C’est logique ? Nous avions considérablement progressé en matière d’organisation, d’alimentation, de préparation, d’entraînements etc. Comment réagir quand on vous prive de l’assistant que vous avez choisi pour placer quelqu’un d’autre ? Ce fut une erreur. Je connais l’opinion de Frankie. J’espère du fond du c£ur qu’il l’exprimera tout haut un jour.

Vercauteren vous a beaucoup appris mais vous êtes très différents. Vous voulez attaquer. Vous ne vous occupez pas de l’adversaire. Vercauteren, lui, s’en soucie beaucoup ?

J’ai opéré ce choix parce que mon groupe a des qualités offensives et que je devais leur faire prendre conscience de leurs aptitudes.

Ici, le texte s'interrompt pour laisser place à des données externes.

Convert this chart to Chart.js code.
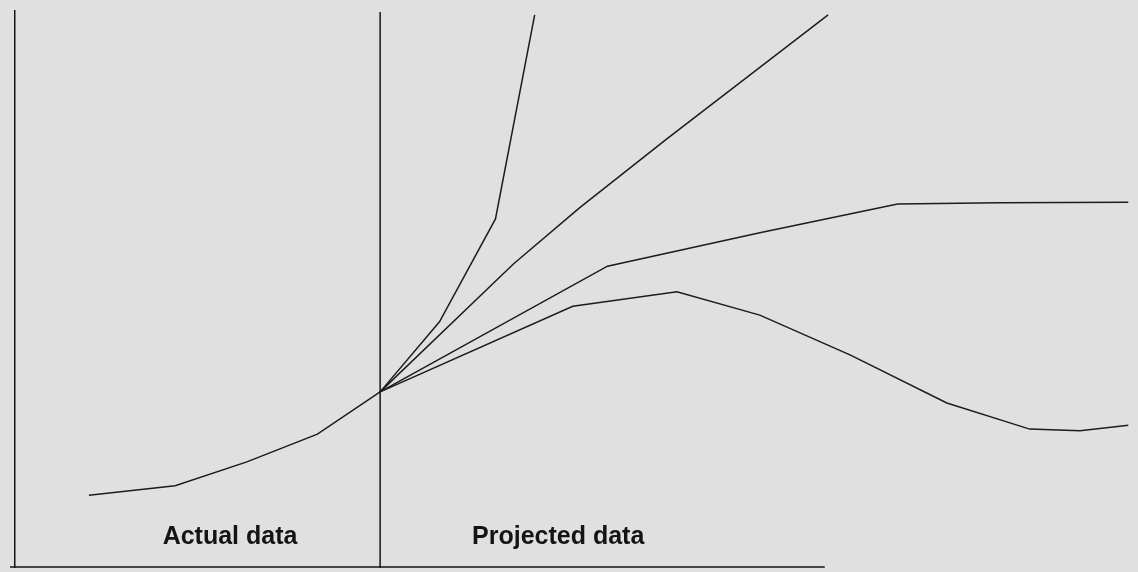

Vous parlez beaucoup aux joueurs.

C’est sans doute la principale différence entre nous, même si Frankie leur parle plus qu’on ne le pense. C’est parce qu’il communique difficilement avec la presse mais à Anderlecht, il était seul face à elle. Ici, l’attaché de presse, Pol Vandendriessche me soutient beaucoup.

 » J’ai eu droit à une minute de silence « 

Pourquoi pratiquez-vous la couverture sur les phases arrêtées ?

La zone ne nous a pas réussie car nous manquons de gabarits. C’est d’ailleurs pour ça que beaucoup de coaches demandent à leurs joueurs de procéder par longs ballons contre nous.

Avant le match contre le Brussels, vos joueurs n’ont pas été obligés d’assister à la présentation. Pourquoi ?

Je préfère qu’ils prennent leurs responsabilités d’eux-mêmes. Si, ensuite, quelqu’un ne sait pas qui est son adversaire direct, je lui dis qu’il n’a pas fait son travail. Ainsi, je le confronte à une faute professionnelle, qu’il ne commettra sans doute plus.

Le second tour ne sera-t-il pas fatalement moins bon ?

Le football n’offre aucune garantie. J’ai demandé aux joueurs de procéder pendant leurs congés à une analyse des six mois écoulés. Pourquoi sommes-nous troisièmes ? Ils doivent y réfléchir.

Quel est l’essentiel à vos yeux ?

Entamer chaque match avec la volonté de le gagner. Bram Verbist a commis deux erreurs contre le Brussels. Je l’ai enguirlandé après trois minutes car il en a besoin. Deux minutes après, Matumona se présentait seul devant le but mais Verbist est brillamment intervenu.

Vous avez essuyé moins de défaites qu’Anderlecht. A Lokeren, on aurait dit que vous deviez apprendre à concéder un nul. On a même cru que vous alliez jeter votre balle de golf à la tête de l’arbitre ?

Il prétendait avoir vu le Lokerenois jouer le ballon. Tout le monde a vu que c’était penalty. S’il avait reconnu son erreur ensuite, j’aurais pu faire preuve de compréhension : la pression, les provocations de Leekens… Je suis allé trop loin dans mes propos. Il aurait fallu que quelqu’un me freine.

Comment vous avez freiné Hasi au Brussels.

Il a reçu une carte à la 92e, pour une faute banale, ce qui le privait du match contre Charleroi, alors que pendant toute la rencontre, les joueurs du Brussels avaient accumulé les fautes. Je l’ai mis sous la douche de crainte qu’il ne fasse une bêtise. Ce qui compte, c’est qu’il est un battant. Harm m’avait dit que le Cercle manquait de leaders. C’est pour ça que j’ai transféré Besnik. En plus, il connaît ma conception du football. Il est un vrai lieutenant, qui impose une certaine discipline au vestiaire et me sert de relais sur le terrain. Il manquait de rythme en début de championnat. Contre le Standard, j’ai commis une erreur en le postant au libéro. Nous avons eu un long entretien. Je lui ai signifié que je lui accordais ma confiance mais pas indéfiniment. Il a redressé la tête. Chapeau !

Vive le Cercle !

C’est génial. Anderlecht et le Cercle Bruges ne vivent pas sur la même planète mais mon président, Frans Schotte, a été nominé Manager de l’Année par le magazine Trends Tendances. Chaque mois, durant un lunch, nous discutons pendant trois heures de tout. Je peux aussi vous dire que les gens du Cercle ont un fameux sens de l’humour.

Vous devez parfois encaisser des coups ?

(il rit) Oui ! Une fois, lors des pronostics hebdomadaires, j’avais tout faux, ce qui n’était manifestement jamais arrivé dans l’histoire du Cercle Bruges. Avant l’entraînement, ils ont observé une minute de silence. Je me demandais pourquoi. C’était pour moi, en fait. Puis le kinésithérapeute a lancé un poulet vivant dans la pièce… J’ai trouvé ça bien. Parfois, il faut savoir pratiquer l’autodérision.